### Listed entries
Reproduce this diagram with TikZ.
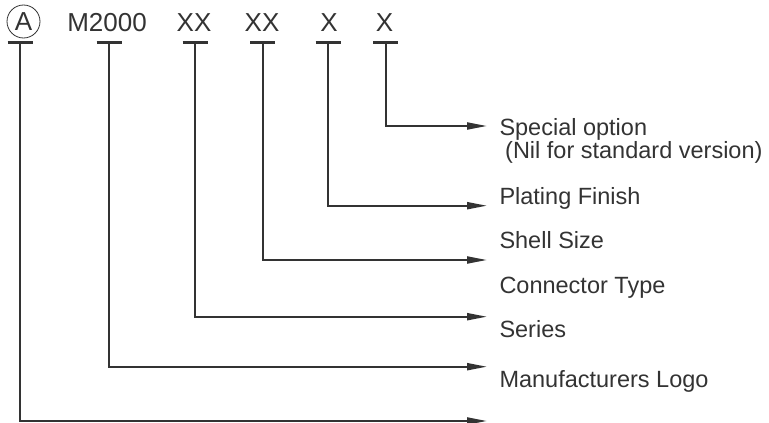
\documentclass[tikz,border=0pt]{standalone}
\usepackage{fontspec}
\setmainfont{Liberation Sans}
\usetikzlibrary{arrows.meta}
\definecolor{ink}{RGB}{51,51,51}
\begin{document}
\begin{tikzpicture}[x=1pt,y=-1pt,
  codetext/.style={font=\fontsize{26}{30}\selectfont, text=ink, inner sep=0pt, anchor=base},
  lbl/.style={font=\fontsize{23.5}{27}\selectfont, text=ink, inner sep=0pt, anchor=base west},
  tickbar/.style={draw=ink, line width=3.5pt},
  lead/.style={draw=ink, line width=2pt, -{Triangle[length=20pt,width=7pt]}}]
\useasboundingbox (0,0) rectangle (769,423);
% top row
\node[circle, draw=ink, line width=0.8pt, minimum size=33pt, inner sep=0pt,
      font=\fontsize{26}{30}\selectfont, text=ink] (cA) at (23.5,21.5) {A};
\node[codetext] (cM) at (107,31.7) {M2000};
\node[codetext] (cS) at (194,31.7) {XX};
\node[codetext] (cT) at (262,31.7) {XX};
\node[codetext] (cP) at (329,31.7) {X};
\node[codetext] (cO) at (384.5,31.7) {X};
% bar centres
\coordinate (bA) at (20,42.7);
\coordinate (bM) at (109,42.7);
\coordinate (bS) at (195,42.7);
\coordinate (bT) at (262.5,42.7);
\coordinate (bP) at (328,42.7);
\coordinate (bO) at (385.7,42.7);
\foreach \b in {bA,bM,bS,bT,bP,bO}{
  \draw[tickbar] (\b) ++(-12.5,0) -- ++(25,0);
}
% arrow ends
\coordinate (eO) at (487,126);
\coordinate (eP) at (487,205.7);
\coordinate (eT) at (487,260);
\coordinate (eS) at (487,316.7);
\coordinate (eM) at (487,366.7);
\coordinate (eA) at (487,421);
% labels
\node[lbl] (lO) at (499.3,135.5) {Special option};
\node[lbl] (lO2) at (505,158.3) {(Nil for standard version)};
\node[lbl] (lP) at (499.3,204) {Plating Finish};
\node[lbl] (lT) at (499.3,248.5) {Shell Size};
\node[lbl] (lC) at (499.3,293.3) {Connector Type};
\node[lbl] (lS) at (499.3,337.3) {Series};
\node[lbl] (lM) at (499.3,387.3) {Manufacturers Logo};
% leaders
\draw[lead] (bO) |- (eO);
\draw[lead] (bP) |- (eP);
\draw[lead] (bT) |- (eT);
\draw[lead] (bS) |- (eS);
\draw[lead] (bM) |- (eM);
\draw[lead] (bA) |- (eA);
\end{tikzpicture}
\end{document}
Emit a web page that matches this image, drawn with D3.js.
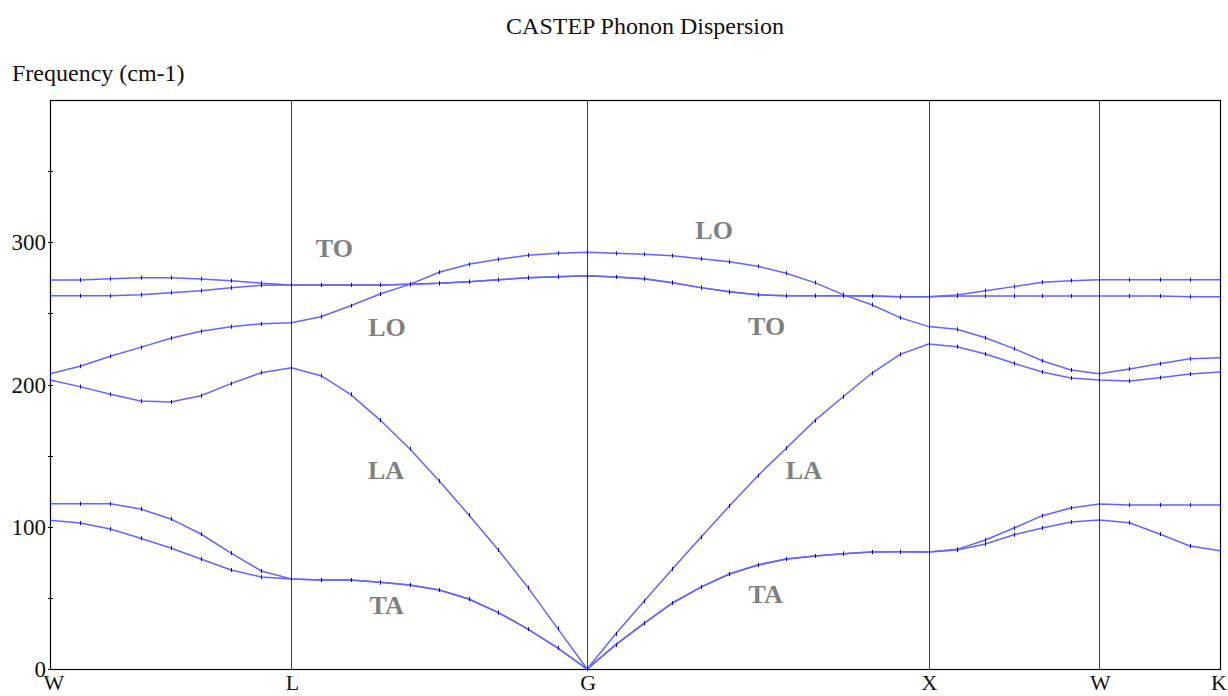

### Short problem
The pictures should not appear in the copy; every other part of the records above must be returned exactly.

### The result
Reproduce this diagram with TikZ.
\documentclass[tikz,border=0pt]{standalone}
\usepackage{fontspec}
\setmainfont{Liberation Sans}
\usetikzlibrary{arrows.meta}
\definecolor{ink}{RGB}{51,51,51}
\begin{document}
\begin{tikzpicture}[x=1pt,y=-1pt,
  codetext/.style={font=\fontsize{26}{30}\selectfont, text=ink, inner sep=0pt, anchor=base},
  lbl/.style={font=\fontsize{23.5}{27}\selectfont, text=ink, inner sep=0pt, anchor=base west},
  tickbar/.style={draw=ink, line width=3.5pt},
  lead/.style={draw=ink, line width=2pt, -{Triangle[length=20pt,width=7pt]}}]
\useasboundingbox (0,0) rectangle (769,423);
% top row
\node[circle, draw=ink, line width=0.8pt, minimum size=33pt, inner sep=0pt,
      font=\fontsize{26}{30}\selectfont, text=ink] (cA) at (23.5,21.5) {A};
\node[codetext] (cM) at (107,31.7) {M2000};
\node[codetext] (cS) at (194,31.7) {XX};
\node[codetext] (cT) at (262,31.7) {XX};
\node[codetext] (cP) at (329,31.7) {X};
\node[codetext] (cO) at (384.5,31.7) {X};
% bar centres
\coordinate (bA) at (20,42.7);
\coordinate (bM) at (109,42.7);
\coordinate (bS) at (195,42.7);
\coordinate (bT) at (262.5,42.7);
\coordinate (bP) at (328,42.7);
\coordinate (bO) at (385.7,42.7);
\foreach \b in {bA,bM,bS,bT,bP,bO}{
  \draw[tickbar] (\b) ++(-12.5,0) -- ++(25,0);
}
% arrow ends
\coordinate (eO) at (487,126);
\coordinate (eP) at (487,205.7);
\coordinate (eT) at (487,260);
\coordinate (eS) at (487,316.7);
\coordinate (eM) at (487,366.7);
\coordinate (eA) at (487,421);
% labels
\node[lbl] (lO) at (499.3,135.5) {Special option};
\node[lbl] (lO2) at (505,158.3) {(Nil for standard version)};
\node[lbl] (lP) at (499.3,204) {Plating Finish};
\node[lbl] (lT) at (499.3,248.5) {Shell Size};
\node[lbl] (lC) at (499.3,293.3) {Connector Type};
\node[lbl] (lS) at (499.3,337.3) {Series};
\node[lbl] (lM) at (499.3,387.3) {Manufacturers Logo};
% leaders
\draw[lead] (bO) |- (eO);
\draw[lead] (bP) |- (eP);
\draw[lead] (bT) |- (eT);
\draw[lead] (bS) |- (eS);
\draw[lead] (bM) |- (eM);
\draw[lead] (bA) |- (eA);
\end{tikzpicture}
\end{document}
Emit a web page that matches this image, drawn with D3.js.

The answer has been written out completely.